GM: Yeah. So, but really, the driving force is Louis Armstrong, Freddy Keppard, these guys out of Chicago, and you decide to play this instrument, and you immediately find your own voice and don't come close to imitating those guys. How does that happen? Today, the first thing kids do is try to get in to what the guys sounds like, what he did, and he didn't do any of that. He didn't play any Armstrong licks. He didn't go for that sound. He just opened up from his soul. And the same from others; look at Pee Wee Russell and a bunch of other guys. Just like, if you're listening to Johnny Dodds on the clarinet and you're a young white guy from Chicago, and you're Frank Teschemacher, and you decide not to play like that, or do you decide? Or do you just pick it up and out starts coming this stuff and you don't think it's your job to even come close to copying somebody as a tradition.
So to me, in this day and age, it's so different than what's done today. It's almost why there's so little going on. Everyone has incredible technical abilities but no one creates a new world.

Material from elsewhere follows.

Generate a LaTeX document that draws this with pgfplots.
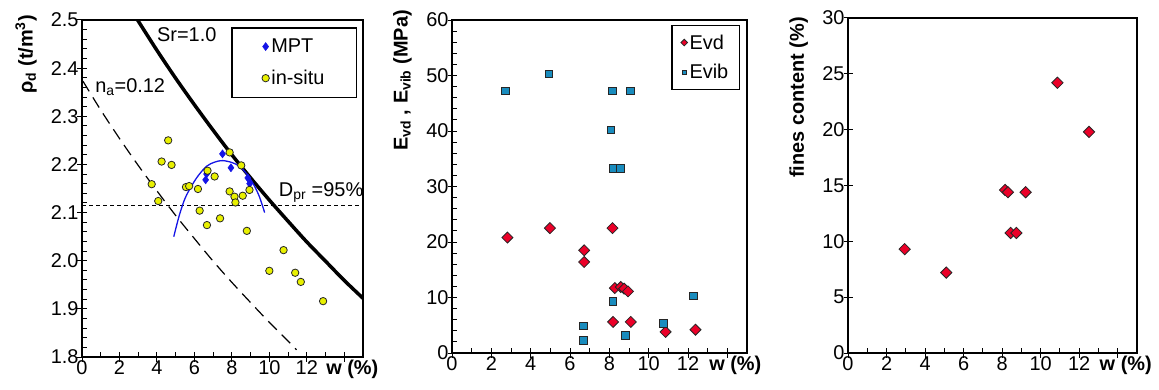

So that's always been very curious to me, and then of course the whole midwestern thing, with the whole-tone moves and some of these great chordal moves, seems to have died out to black big band music. You know, the dancing became the thing, and having structured, interesting chordal changes like the Trumbauer orchestra or, you know, I'm not a big Goldkette fan, but the Trumbauer stuff is just sick good.
BW: Why the Midwest?
GM: Well, there were probably a lot of parlor pianos and the riverboat music, Chicago, and the black influence coming up from New Orleans, et cetera. I mean, the whole world was this way, but in the United States, music was just everywhere. Even when I was a kid in the early fifties, music was everywhere, man. One the street corners, people singin' quartets and stuff. Electronics almost kind of kills it in a way.